Alto and soprano recitatives.

The ebullient duet is enclosed by two recitatives, both retaining the minor modes of the first two movements. That for alto is the more dramatic, albeit accompanied only by a few continuo chords. It berates those who are foolish enough to flee from God—-He knows all and those who allow themselves to come under His protection are blessed. There is passion in this melodic line and possibly even a hint of sulphur and brimstone, despite the relative lack of harmonic interest. Note, however, (bars 7-9) the encompassing chromatic harmony supporting the notion of the blessedness arising from the acceptance of the Lord′s protection!

The soprano recitative leads to the closing chorale and has a very different quality. We have just heard the alto and tenor joyously describing the firm footsteps which will take us through death to the salvation beyond. There is now no need of fear or palpitating heartbeats, death has become a positive journey and a release. Now all we shall require is for the Lord to help us to sustain our faith.

Two oboes accompany the voice above the continuo and their long notes have a sepulchral feel befitting the grave. But they emerge from these sustained chords of accompaniment to weave a quietly resigned, contrapuntal texture around the voice’s final line—-oh blissful and long awaited ending.

Death may still be sad because of the loss of loved ones but it is only a journey towards longed-for redemption. Even the oboe suspension on the final chord suggests a death sigh; but it is not one to linger over. Structurally this recitative moves us gently back to the key of the closing chorale about which enough has been said. Despite the minor mode its mood is strongly affirmative.

Alto/tenor aria.

There remains only the duet, the longest movement of the cantata and the only one predominantly in the major mode. The text affirms—-I shall follow Him through Death with firm footsteps—-there will be no bitterness when I come to be touched by His hand. This is a statement of undoubted positivity and optimism.

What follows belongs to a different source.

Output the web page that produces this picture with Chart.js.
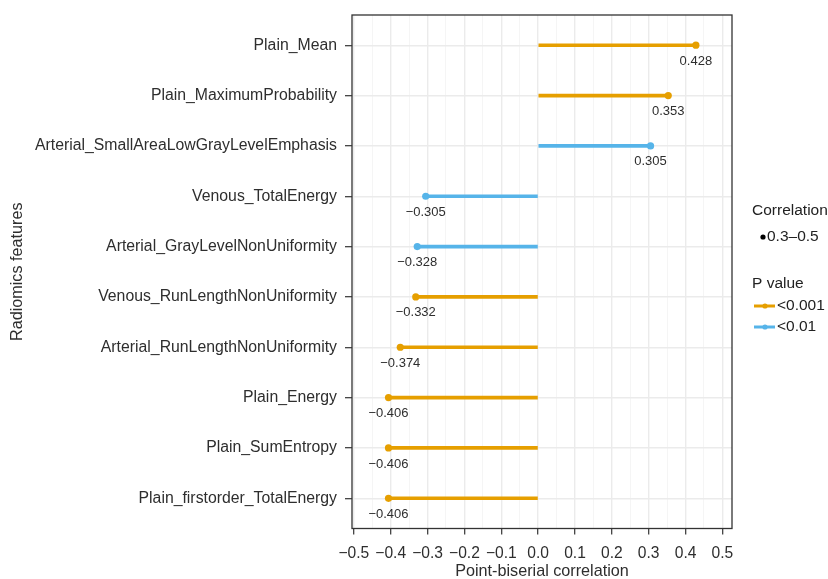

Bach chose the alto and the tenor voices, thus ensuring that all four voices had solo parts. Perhaps he set it as a duet so as to convey the universality surrounding themes of faith, death and redemption. It is not so much a matter of what I shall do–the message now applies to us all, universally.

The ritornello has something of a Handelian quality about it, somewhat reminiscent of his Concerti Grossi opus 6. By now we should be aware that the image of firm, resolute or treading footsteps was one which always tempted Bach. Interestingly however, this action is not represented in the movement, as we might expect, with a marching rhythm of two or four beats in the bar. This is in 3/4 time:–a minuet yes, but a minuet of a strongly assertive and confident character. But this should not surprise us; we have seen how Bach often takes suite rhythms, particularly minuet and gavotte, to represent the civilized movements of souls progressing towards heaven.

The persistent dotted rhythms are often sounded over a pedal bass note, probably representing the resolute steps away from the pedestrian world towards God’s throne.

The little bursts of semi-quavers on the violins suggest the flashes of celestial light we glimpse along our journey. The melodic contours, appropriately, are generally ascending, the direction ever upward. The ritornello itself is a complete miniature binary form movement twenty-four bars long and it is heard, complete, four times in all; at the beginning and end of the first section, and again as part of the traditional da capo reprise.

The middle section returns us briefly to E minor, the key of the bass aria. The long melismas (from bar 100) underline the simple truth that our days are numbered, and there is nothing we can do about that. But the energy and optimism of the singers continue, supported by the inevitable dotted rhythms. This important journey will not be inhibited by sobering thoughts about our limited spans of life on earth. It will now continue to its joyful and inevitable conclusion.

A beautifully planned and balanced cantata that puts thoughts of death in their proper place. It is a remarkably consoling work. Consolation, after all, was an emotion which Bach, and his family, must have had much need for, and familiarity with.